Thursday, November 29, 2012

Resolution Revisited


I will sing of steadfast love and justice;
    to you, O Lord, I will make music.
I will ponder the way that is blameless.
    Oh when will you come to me?
I will walk with integrity of heart
    within my house;
I will not set before my eyes
    anything that is worthless.
I hate the work of those who fall away;
    it shall not cling to me.
A perverse heart shall be far from me;
    I will know nothing of evil.

Psalm 101:1-4, ESV

A couple New Years ago, I decided to make these my theme verses for the upcoming year.  I read them again this week and realized they are just as worthy a goal for my life now as they were then.

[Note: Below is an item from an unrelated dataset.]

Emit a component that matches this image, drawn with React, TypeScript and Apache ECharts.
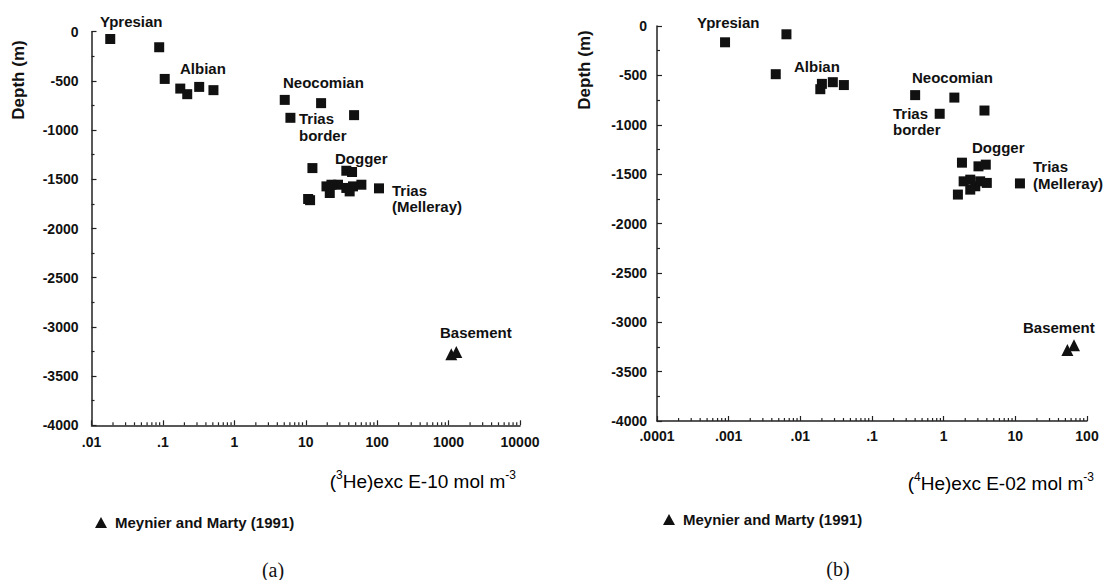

These words are more challenging than they may seem at first glance.  How many things do I ponder that are "blameless" or what might I spend time thinking about or looking at that is of no eternal value or "worthless?"  Do I really spend time praising the Lord for his steadfast love and his justice?  Do I live every day "with integrity of heart" and flee from a "perverse heart?"  Do I truly "know nothing of evil?"  

All these things are easier said than done, but the benefit of closeness with my Jesus as a result of my personal holiness and purity in my life more than outweighs the challenge.  These are fights well worth fighting because the victories are so worth it.  

New Year's resolution?  Not really.  Daily resolution?  Absolutely.